Ehrenamtlich kümmern sich Klaudia Oesterdiek und Gudrun Siemund seit nunmehr elf Jahren darum. Sie hegen und pflegen es, pflanzen Blumen und sind jeden Tag dort. Ihre tot geborenen Babys sind dort zwar nicht bestattet, aber für sie haben sie auf einer Erinnerungsstele Namensschilder angebracht. „Das hilft schon ungemein“, betonen beide.
Winzige Schlafsäcke
Da die Bestattung der Sternenkinder für die Eltern kostenlos ist, sammeln die beiden Schwestern immer wieder durch Aktionen Spenden oder sprechen gezielt Sponsoren an. Sie kümmern sich darum, dass es kleine Särge gibt, eine ältere Dame näht winzige weiße Schlafsäcke mit Kapuze und eine andere Helferin näht Deckchen. Die Eltern bekommen eine kleine Erinnerungsplakette mit dem Namen ihres Babys darauf, die auf der Stele angebracht wird. Das gibt es noch nicht so lange, erst seit 2013 dürfen Sternenkinder unter 500 Gramm Gewicht einen Namen haben und beim Standesamt registriert werden. Und schließlich kümmern die beiden ehrenamtlichen Frauen sich auch darum, dass der Gärtner, der das Grab vorbereitet, von den Spendengeldern bezahlt wird und bereiten die Bestattungen vor. Dafür wurde eigens ein Konto bei der evangelischen Versöhnungskirchengemeinde angelegt, wo die Spenden und Ausgaben verwaltet werden.

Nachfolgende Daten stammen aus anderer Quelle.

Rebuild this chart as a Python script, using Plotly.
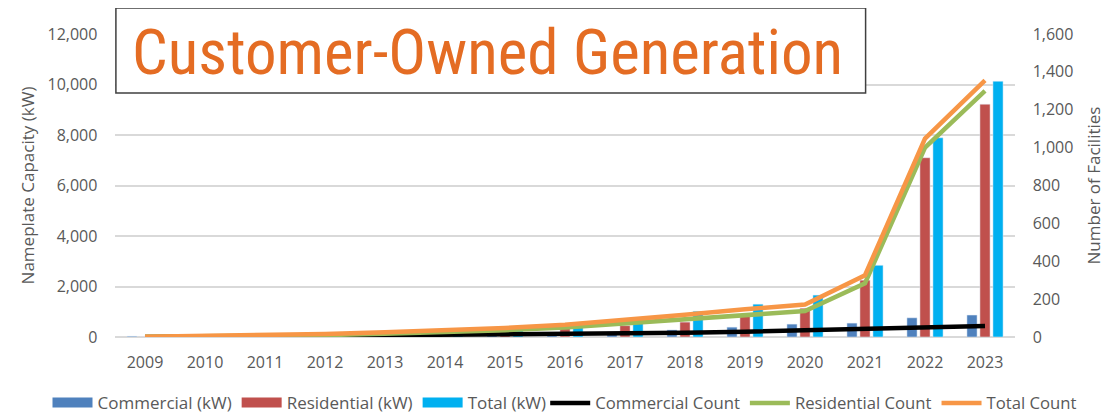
import plotly.graph_objects as go

years = [str(y) for y in range(2009, 2024)]
commercial_kw = [30, 5, 10, 10, 20, 30, 60, 100, 200, 280, 390, 510, 550, 760, 870]
residential_kw = [5, 15, 30, 50, 80, 120, 230, 330, 450, 590, 870, 1140, 2250, 7100, 9220]
total_kw = [35, 20, 40, 60, 100, 150, 290, 430, 760, 1020, 1300, 1660, 2840, 7890, 10130]
commercial_count = [0, 2, 4, 6, 8, 10, 12, 15, 18, 22, 28, 35, 42, 50, 58]
residential_count = [1, 3, 6, 10, 17, 24, 36, 50, 72, 95, 118, 137, 284, 1000, 1300]
total_count = [1, 5, 10, 16, 25, 34, 48, 65, 90, 117, 146, 172, 326, 1048, 1355]

font_family = "Open Sans, Noto Sans, sans-serif"
grey = "#595959"

bar_series = [("Commercial (kW)", commercial_kw, "#4F81BD"),
              ("Residential (kW)", residential_kw, "#C0504D"),
              ("Total (kW)", total_kw, "#00B0F0")]
line_series = [("Commercial Count", commercial_count, "black"),
               ("Residential Count", residential_count, "#9BBB59"),
               ("Total Count", total_count, "#F79646")]

fig = go.Figure()
for name, vals, col in bar_series:
    fig.add_bar(x=years, y=vals, name=name, marker_color=col, legendgroup=name, showlegend=False)
for name, vals, col in bar_series:
    # legend-only swatch (wide rectangle like the original)
    fig.add_scatter(x=[None], y=[None], name=name, mode="lines", legendgroup=name,
                    line=dict(color=col, width=12), legend="legend")
for name, vals, col in line_series:
    fig.add_scatter(x=years, y=vals, name=name, mode="lines",
                    line=dict(color=col, width=4.5), yaxis="y2", legend="legend2")

legend_common = dict(orientation="h", y=-0.218, yanchor="middle", xanchor="left",
                     itemwidth=40, tracegroupgap=0, bgcolor="rgba(0,0,0,0)")

# page body has an 8px margin, so the figure is drawn 8px smaller and offset accordingly
fig.update_layout(
    width=1110, height=406,
    margin=dict(l=107, r=103, t=26, b=77, autoexpand=False),
    paper_bgcolor="white", plot_bgcolor="white",
    font=dict(family=font_family, color=grey, size=15),
    barmode="group", bargap=0.35, bargroupgap=0.22,
    showlegend=True,
    legend=dict(x=-0.075, font=dict(size=17, color=grey), **legend_common),
    legend2=dict(x=0.478, font=dict(size=16.7, color=grey), **legend_common),
    xaxis=dict(showgrid=False, showline=False, ticks="", ticklabelstandoff=14,
               tickfont=dict(size=16, color=grey)),
    yaxis=dict(range=[0, 12000], dtick=2000, tickformat=",", showgrid=True, gridcolor="#D9D9D9",
               gridwidth=1.5, zeroline=True, zerolinecolor="#D9D9D9", zerolinewidth=1.5,
               tickfont=dict(size=16, color=grey), ticksuffix="    ",
               title=dict(text="Nameplate Capacity (kW)", font=dict(size=17, color=grey), standoff=8)),
    yaxis2=dict(range=[0, 1600], dtick=200, tickformat=",", overlaying="y", side="right",
                showgrid=False, zeroline=False, tickfont=dict(size=16, color=grey), tickprefix="    ",
                title=dict(text="Number of Facilities", font=dict(size=17, color=grey), standoff=15)),
    shapes=[dict(type="rect", xref="paper", yref="paper", x0=0.001, x1=0.834, y0=0.805, y1=1.086,
                 fillcolor="white", line=dict(color="#404040", width=1.5), layer="above")],
    annotations=[dict(text="Customer-Owned Generation", xref="paper", yref="paper",
                      x=0.414, y=0.94, xanchor="center", yanchor="middle", showarrow=False,
                      font=dict(family="Roboto Condensed, Liberation Sans Narrow, Arial Narrow, sans-serif",
                                size=63, color="#E46C23"))],
)

fig.write_html("out.html")
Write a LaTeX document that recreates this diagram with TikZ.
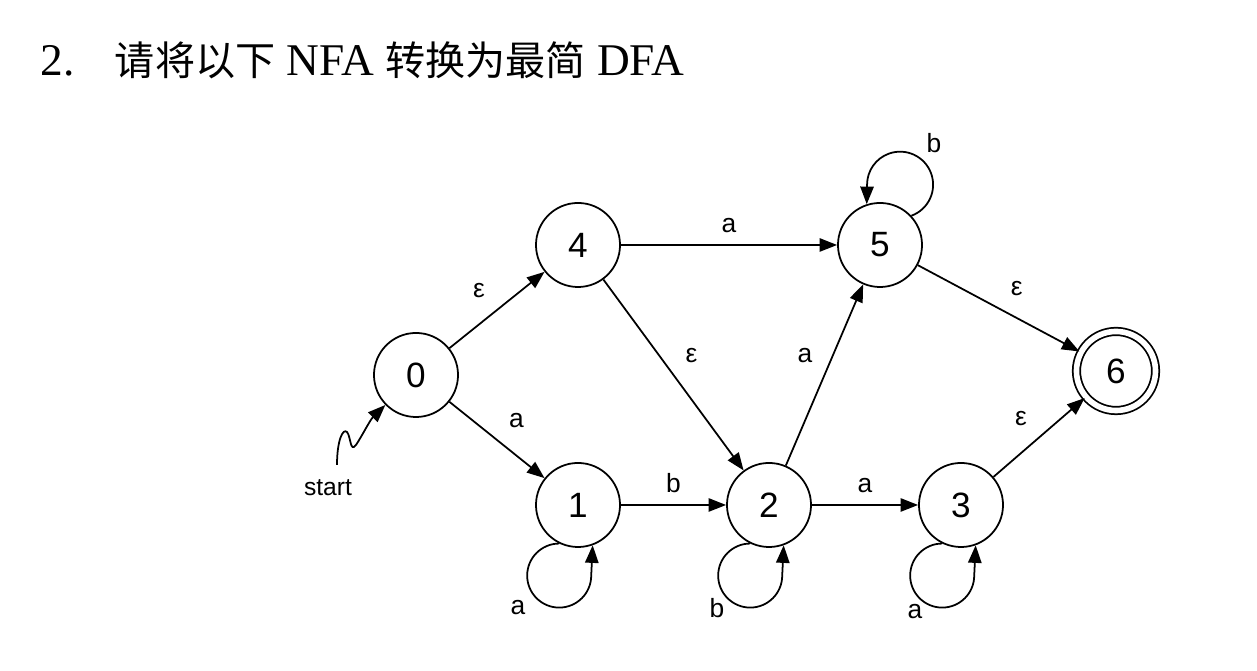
\documentclass[tikz,border=0pt]{standalone}
\usepackage{fontspec}
\setmainfont{Liberation Serif}
\setsansfont{Liberation Sans}
\newfontfamily\cjk{Noto Sans CJK SC}
\usetikzlibrary{automata,arrows.meta}

\begin{document}
\begin{tikzpicture}[x=0.01cm,y=-0.01cm,->,>={Triangle[length=5pt,width=3.8pt]},auto,
		line width=0.5pt,font=\sffamily\fontsize{7.5}{9}\selectfont,inner sep=3.2pt,
		every state/.style={minimum size=0.84cm,inner sep=0pt,font=\sffamily\fontsize{10}{12}\selectfont},
		accepting by double/.append style={double distance=1.6pt}]
		\useasboundingbox (0,0) rectangle (1257,671);
		% 题目
		\node[anchor=base west,font=\rmfamily\fontsize{12.9}{15}\selectfont,inner sep=0pt] (title) at (40,76)
			{2.\hspace{11.4pt}{\cjk\fontsize{11.4}{14}\selectfont 请将以下} NFA {\cjk\fontsize{11.4}{14}\selectfont 转换为最简} DFA};
		
		% 状态
		\node[state] (s0) at (416,375) {0};
		\node[state] (s4) at (578,245) {4};
		\node[state] (s5) at (880,245) {5};
		\node[state,accepting,minimum size=0.79cm] (s6) at (1116,371) {6};
		\node[state] (s1) at (578,505) {1};
		\node[state] (s2) at (769,505) {2};
		\node[state] (s3) at (961,505) {3};
		
		\path
		(s0) edge node {ε} (s4)
		(s0) edge node {a} (s1)
		(s4) edge node {a} (s5)
		(s4) edge node {ε} (s2)
		(s1) edge node {b} (s2)
		(s2) edge node {a} (s5)
		(s2) edge node {a} (s3)
		(s5) edge node {ε} (s6)
		(s3) edge node {ε} (s6);
		
		% 自环
		\draw (s1.-116) arc[start angle=90,end angle=360,radius=0.32cm] -- (s1.-70);
		\draw (s2.-116) arc[start angle=90,end angle=360,radius=0.32cm] -- (s2.-70);
		\draw (s3.-116) arc[start angle=90,end angle=360,radius=0.32cm] -- (s3.-70);
		\draw (s5.43) arc[start angle=-70,end angle=180,radius=0.33cm] -- (s5.108);
		\node (l1) at (518,608) {a};
		\node (l2) at (717,608) {b};
		\node (l3) at (915,612) {a};
		\node (l5) at (934,143) {b};
		
		% start
		\coordinate (st) at (337,465);
		\node[font=\sffamily\fontsize{7}{8}\selectfont] (startlab) at (328,488) {start};
		\draw (st) .. controls (337,440) and (343,428) .. (347,432)
			.. controls (351,437) and (350,453) .. (356,445)
			.. controls (362,436) and (370,420) .. (s0);
\end{tikzpicture}
\end{document}
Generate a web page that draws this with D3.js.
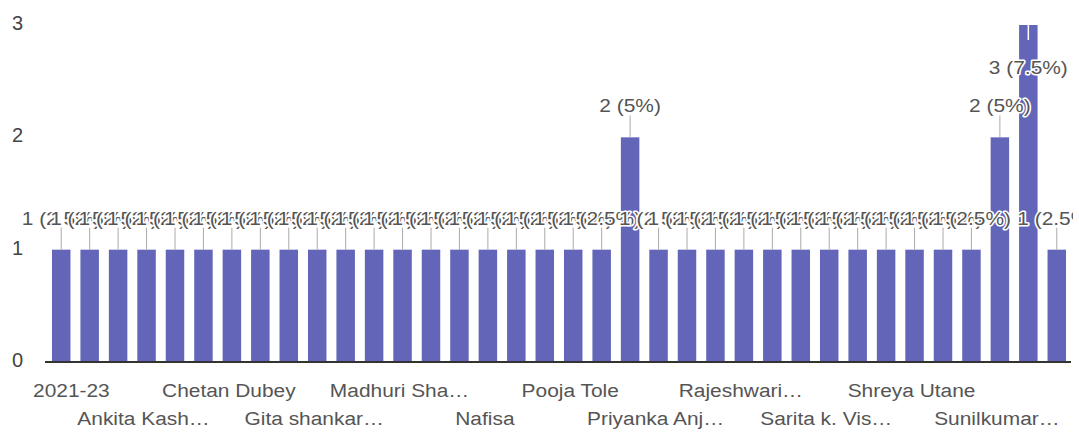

Wenn kein Geistlicher gewünscht wird, übernehmen sie selbst die Gestaltung einer kleinen, würdevollen Trauerfeier.
Würdevoller Platz
Auch wenn es nur Kleinigkeiten sind, die die Kosten ausmachen, summiert es sich. Im Februar riefen die beiden zu einer großen Spielzeugsammlung auf. Viele meldeten sich, die ausgediente Spielsachen spendeten. Diese sollten eigentlich auf dem Langenberger Frühling zugunsten des Sternenkinderfeldes verkauft werden. Durch die Corona-Krise ist das Fest ausgefallen, doch die beiden hören sich schon um, wo sie demnächst mittrödeln dürfen. Erste Zusagen für einen kostenlosen Stand gibt es bereits. Alle gespendeten Sachen werden also in der nächsten Zeit auf Trödelmärkten verkauft, sodass die Initiative genug Geld bekommen sollte, dass auch weiterhin die Kinder, die viel zu kurz Gast auf dieser Erde waren, einen würdevollen Platz der Erinnerung bekommen.